▸ Stored data
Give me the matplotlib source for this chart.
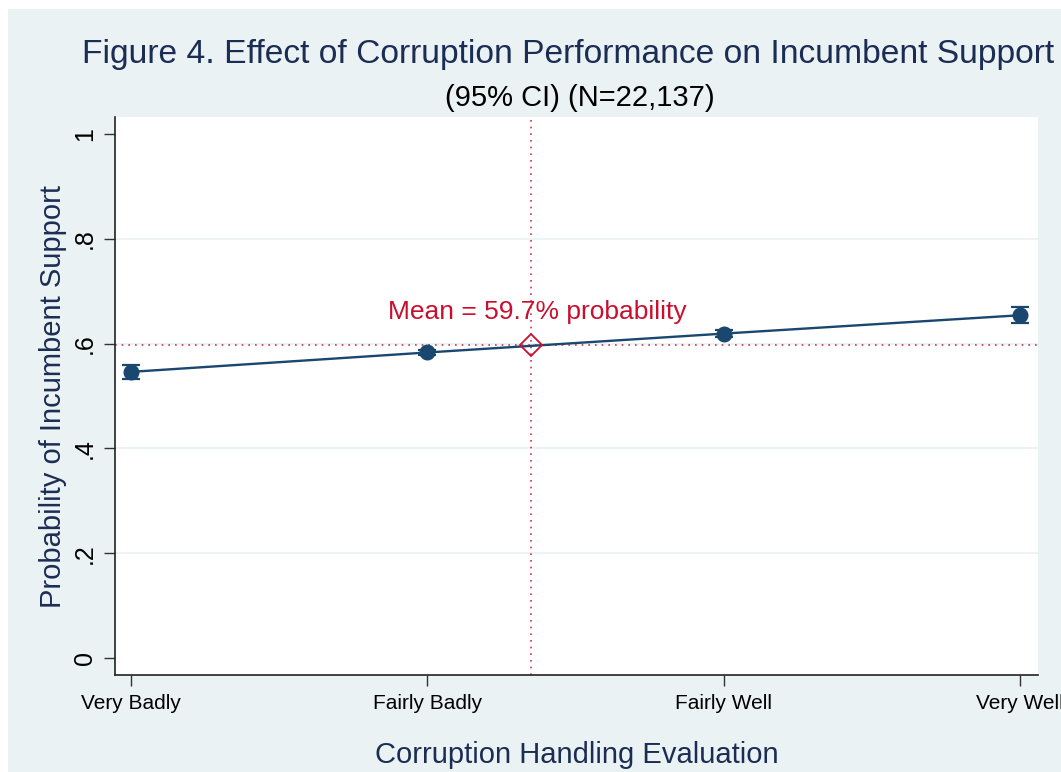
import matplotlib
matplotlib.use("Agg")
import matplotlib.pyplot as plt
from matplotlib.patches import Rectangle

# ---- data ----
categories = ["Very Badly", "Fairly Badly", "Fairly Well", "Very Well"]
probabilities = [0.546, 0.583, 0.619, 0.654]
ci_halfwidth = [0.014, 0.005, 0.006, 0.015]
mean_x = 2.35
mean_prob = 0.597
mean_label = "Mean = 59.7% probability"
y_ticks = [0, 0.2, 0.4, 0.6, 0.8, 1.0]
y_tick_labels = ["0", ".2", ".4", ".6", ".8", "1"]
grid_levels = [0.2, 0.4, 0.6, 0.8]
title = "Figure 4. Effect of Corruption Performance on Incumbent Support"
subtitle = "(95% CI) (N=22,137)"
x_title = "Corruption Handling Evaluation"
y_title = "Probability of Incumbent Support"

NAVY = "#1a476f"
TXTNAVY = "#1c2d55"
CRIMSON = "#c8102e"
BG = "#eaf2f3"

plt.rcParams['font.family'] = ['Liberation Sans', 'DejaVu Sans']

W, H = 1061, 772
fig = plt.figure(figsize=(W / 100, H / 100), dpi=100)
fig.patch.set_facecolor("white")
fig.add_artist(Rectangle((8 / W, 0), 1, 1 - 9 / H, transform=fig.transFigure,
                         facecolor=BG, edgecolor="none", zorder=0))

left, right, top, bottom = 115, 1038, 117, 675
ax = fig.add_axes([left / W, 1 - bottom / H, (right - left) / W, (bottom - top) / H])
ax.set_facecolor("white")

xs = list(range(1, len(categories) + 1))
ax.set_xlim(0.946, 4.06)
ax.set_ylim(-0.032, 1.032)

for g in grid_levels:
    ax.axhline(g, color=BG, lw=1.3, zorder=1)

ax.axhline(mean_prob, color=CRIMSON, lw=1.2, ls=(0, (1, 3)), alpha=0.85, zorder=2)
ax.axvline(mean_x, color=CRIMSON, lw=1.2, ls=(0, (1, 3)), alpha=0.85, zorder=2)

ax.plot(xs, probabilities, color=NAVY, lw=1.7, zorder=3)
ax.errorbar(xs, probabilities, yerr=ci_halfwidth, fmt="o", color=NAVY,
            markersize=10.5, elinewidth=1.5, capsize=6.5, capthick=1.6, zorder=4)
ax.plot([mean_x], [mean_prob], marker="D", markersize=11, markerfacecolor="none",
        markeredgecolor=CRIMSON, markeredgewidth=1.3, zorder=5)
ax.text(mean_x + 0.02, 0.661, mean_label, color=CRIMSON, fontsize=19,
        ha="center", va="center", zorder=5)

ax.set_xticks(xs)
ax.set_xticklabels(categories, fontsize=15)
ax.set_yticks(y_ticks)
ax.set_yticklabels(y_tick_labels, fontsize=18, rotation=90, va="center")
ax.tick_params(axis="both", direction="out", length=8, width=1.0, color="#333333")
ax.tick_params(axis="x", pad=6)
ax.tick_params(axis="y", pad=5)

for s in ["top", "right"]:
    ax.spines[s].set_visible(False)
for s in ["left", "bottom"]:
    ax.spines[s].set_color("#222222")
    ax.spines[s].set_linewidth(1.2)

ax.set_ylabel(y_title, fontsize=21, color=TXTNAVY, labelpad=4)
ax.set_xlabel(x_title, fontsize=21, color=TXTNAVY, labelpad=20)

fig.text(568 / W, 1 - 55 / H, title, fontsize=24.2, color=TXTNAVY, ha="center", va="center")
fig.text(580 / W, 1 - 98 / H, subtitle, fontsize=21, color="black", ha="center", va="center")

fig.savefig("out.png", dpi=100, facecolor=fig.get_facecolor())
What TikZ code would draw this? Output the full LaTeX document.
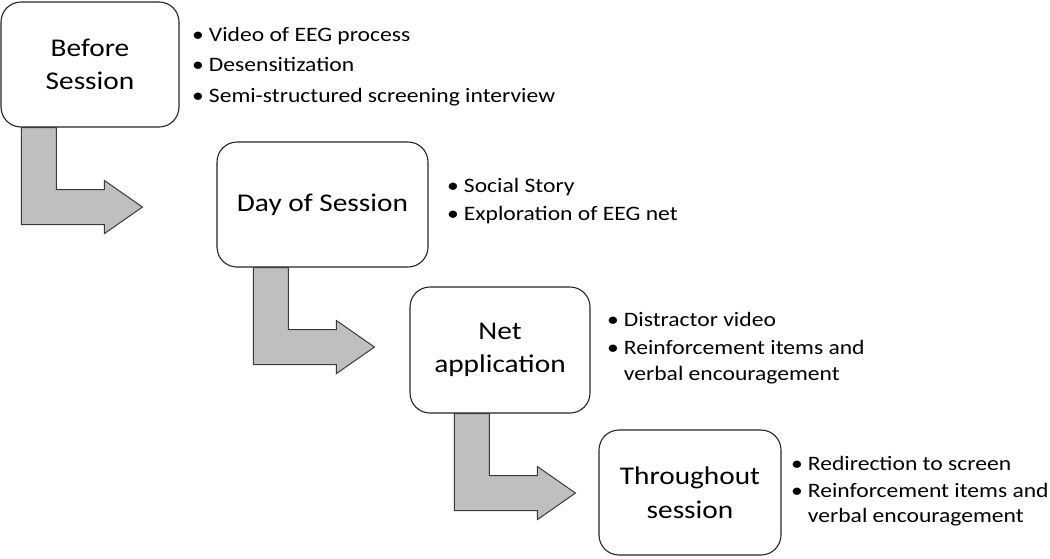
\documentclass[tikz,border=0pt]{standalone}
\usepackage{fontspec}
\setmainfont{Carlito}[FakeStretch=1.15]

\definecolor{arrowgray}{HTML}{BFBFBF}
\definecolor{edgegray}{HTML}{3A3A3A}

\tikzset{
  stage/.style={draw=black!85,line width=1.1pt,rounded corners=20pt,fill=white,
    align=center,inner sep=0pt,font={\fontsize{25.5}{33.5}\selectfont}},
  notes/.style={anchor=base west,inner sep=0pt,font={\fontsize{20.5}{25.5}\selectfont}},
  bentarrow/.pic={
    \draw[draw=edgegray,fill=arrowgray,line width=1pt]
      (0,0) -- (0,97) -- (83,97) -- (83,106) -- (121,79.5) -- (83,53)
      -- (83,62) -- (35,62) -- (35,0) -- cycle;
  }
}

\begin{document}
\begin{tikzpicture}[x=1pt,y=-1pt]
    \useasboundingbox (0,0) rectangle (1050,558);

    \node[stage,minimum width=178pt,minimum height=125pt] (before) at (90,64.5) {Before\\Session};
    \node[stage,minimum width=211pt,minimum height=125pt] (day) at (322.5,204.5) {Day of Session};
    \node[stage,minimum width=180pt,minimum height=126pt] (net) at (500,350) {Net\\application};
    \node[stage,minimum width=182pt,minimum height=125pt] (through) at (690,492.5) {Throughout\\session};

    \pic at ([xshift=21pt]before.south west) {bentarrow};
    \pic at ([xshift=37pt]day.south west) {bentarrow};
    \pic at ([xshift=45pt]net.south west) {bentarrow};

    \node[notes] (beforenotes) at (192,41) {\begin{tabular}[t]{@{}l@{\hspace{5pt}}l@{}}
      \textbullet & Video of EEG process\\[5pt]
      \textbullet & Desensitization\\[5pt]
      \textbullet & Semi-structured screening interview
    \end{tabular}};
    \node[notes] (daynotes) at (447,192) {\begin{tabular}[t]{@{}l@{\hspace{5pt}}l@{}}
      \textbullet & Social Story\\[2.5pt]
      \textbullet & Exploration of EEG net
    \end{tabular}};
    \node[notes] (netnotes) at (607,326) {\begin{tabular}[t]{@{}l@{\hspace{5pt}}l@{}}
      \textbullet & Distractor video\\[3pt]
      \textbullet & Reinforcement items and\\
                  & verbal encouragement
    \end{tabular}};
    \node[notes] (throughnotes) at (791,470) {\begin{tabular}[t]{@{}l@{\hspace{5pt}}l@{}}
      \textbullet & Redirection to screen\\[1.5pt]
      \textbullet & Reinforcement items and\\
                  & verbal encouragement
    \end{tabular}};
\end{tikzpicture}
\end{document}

▸ Problem details
Leave out the pictures and print each record exactly as it stands.

▸ Completed exercise
Give me the matplotlib source for this chart.
import matplotlib
matplotlib.use("Agg")
import matplotlib.pyplot as plt
from matplotlib.patches import Rectangle

# ---- data ----
categories = ["Very Badly", "Fairly Badly", "Fairly Well", "Very Well"]
probabilities = [0.546, 0.583, 0.619, 0.654]
ci_halfwidth = [0.014, 0.005, 0.006, 0.015]
mean_x = 2.35
mean_prob = 0.597
mean_label = "Mean = 59.7% probability"
y_ticks = [0, 0.2, 0.4, 0.6, 0.8, 1.0]
y_tick_labels = ["0", ".2", ".4", ".6", ".8", "1"]
grid_levels = [0.2, 0.4, 0.6, 0.8]
title = "Figure 4. Effect of Corruption Performance on Incumbent Support"
subtitle = "(95% CI) (N=22,137)"
x_title = "Corruption Handling Evaluation"
y_title = "Probability of Incumbent Support"

NAVY = "#1a476f"
TXTNAVY = "#1c2d55"
CRIMSON = "#c8102e"
BG = "#eaf2f3"

plt.rcParams['font.family'] = ['Liberation Sans', 'DejaVu Sans']

W, H = 1061, 772
fig = plt.figure(figsize=(W / 100, H / 100), dpi=100)
fig.patch.set_facecolor("white")
fig.add_artist(Rectangle((8 / W, 0), 1, 1 - 9 / H, transform=fig.transFigure,
                         facecolor=BG, edgecolor="none", zorder=0))

left, right, top, bottom = 115, 1038, 117, 675
ax = fig.add_axes([left / W, 1 - bottom / H, (right - left) / W, (bottom - top) / H])
ax.set_facecolor("white")

xs = list(range(1, len(categories) + 1))
ax.set_xlim(0.946, 4.06)
ax.set_ylim(-0.032, 1.032)

for g in grid_levels:
    ax.axhline(g, color=BG, lw=1.3, zorder=1)

ax.axhline(mean_prob, color=CRIMSON, lw=1.2, ls=(0, (1, 3)), alpha=0.85, zorder=2)
ax.axvline(mean_x, color=CRIMSON, lw=1.2, ls=(0, (1, 3)), alpha=0.85, zorder=2)

ax.plot(xs, probabilities, color=NAVY, lw=1.7, zorder=3)
ax.errorbar(xs, probabilities, yerr=ci_halfwidth, fmt="o", color=NAVY,
            markersize=10.5, elinewidth=1.5, capsize=6.5, capthick=1.6, zorder=4)
ax.plot([mean_x], [mean_prob], marker="D", markersize=11, markerfacecolor="none",
        markeredgecolor=CRIMSON, markeredgewidth=1.3, zorder=5)
ax.text(mean_x + 0.02, 0.661, mean_label, color=CRIMSON, fontsize=19,
        ha="center", va="center", zorder=5)

ax.set_xticks(xs)
ax.set_xticklabels(categories, fontsize=15)
ax.set_yticks(y_ticks)
ax.set_yticklabels(y_tick_labels, fontsize=18, rotation=90, va="center")
ax.tick_params(axis="both", direction="out", length=8, width=1.0, color="#333333")
ax.tick_params(axis="x", pad=6)
ax.tick_params(axis="y", pad=5)

for s in ["top", "right"]:
    ax.spines[s].set_visible(False)
for s in ["left", "bottom"]:
    ax.spines[s].set_color("#222222")
    ax.spines[s].set_linewidth(1.2)

ax.set_ylabel(y_title, fontsize=21, color=TXTNAVY, labelpad=4)
ax.set_xlabel(x_title, fontsize=21, color=TXTNAVY, labelpad=20)

fig.text(568 / W, 1 - 55 / H, title, fontsize=24.2, color=TXTNAVY, ha="center", va="center")
fig.text(580 / W, 1 - 98 / H, subtitle, fontsize=21, color="black", ha="center", va="center")

fig.savefig("out.png", dpi=100, facecolor=fig.get_facecolor())
What TikZ code would draw this? Output the full LaTeX document.
\documentclass[tikz,border=0pt]{standalone}
\usepackage{fontspec}
\setmainfont{Carlito}[FakeStretch=1.15]

\definecolor{arrowgray}{HTML}{BFBFBF}
\definecolor{edgegray}{HTML}{3A3A3A}

\tikzset{
  stage/.style={draw=black!85,line width=1.1pt,rounded corners=20pt,fill=white,
    align=center,inner sep=0pt,font={\fontsize{25.5}{33.5}\selectfont}},
  notes/.style={anchor=base west,inner sep=0pt,font={\fontsize{20.5}{25.5}\selectfont}},
  bentarrow/.pic={
    \draw[draw=edgegray,fill=arrowgray,line width=1pt]
      (0,0) -- (0,97) -- (83,97) -- (83,106) -- (121,79.5) -- (83,53)
      -- (83,62) -- (35,62) -- (35,0) -- cycle;
  }
}

\begin{document}
\begin{tikzpicture}[x=1pt,y=-1pt]
    \useasboundingbox (0,0) rectangle (1050,558);

    \node[stage,minimum width=178pt,minimum height=125pt] (before) at (90,64.5) {Before\\Session};
    \node[stage,minimum width=211pt,minimum height=125pt] (day) at (322.5,204.5) {Day of Session};
    \node[stage,minimum width=180pt,minimum height=126pt] (net) at (500,350) {Net\\application};
    \node[stage,minimum width=182pt,minimum height=125pt] (through) at (690,492.5) {Throughout\\session};

    \pic at ([xshift=21pt]before.south west) {bentarrow};
    \pic at ([xshift=37pt]day.south west) {bentarrow};
    \pic at ([xshift=45pt]net.south west) {bentarrow};

    \node[notes] (beforenotes) at (192,41) {\begin{tabular}[t]{@{}l@{\hspace{5pt}}l@{}}
      \textbullet & Video of EEG process\\[5pt]
      \textbullet & Desensitization\\[5pt]
      \textbullet & Semi-structured screening interview
    \end{tabular}};
    \node[notes] (daynotes) at (447,192) {\begin{tabular}[t]{@{}l@{\hspace{5pt}}l@{}}
      \textbullet & Social Story\\[2.5pt]
      \textbullet & Exploration of EEG net
    \end{tabular}};
    \node[notes] (netnotes) at (607,326) {\begin{tabular}[t]{@{}l@{\hspace{5pt}}l@{}}
      \textbullet & Distractor video\\[3pt]
      \textbullet & Reinforcement items and\\
                  & verbal encouragement
    \end{tabular}};
    \node[notes] (throughnotes) at (791,470) {\begin{tabular}[t]{@{}l@{\hspace{5pt}}l@{}}
      \textbullet & Redirection to screen\\[1.5pt]
      \textbullet & Reinforcement items and\\
                  & verbal encouragement
    \end{tabular}};
\end{tikzpicture}
\end{document}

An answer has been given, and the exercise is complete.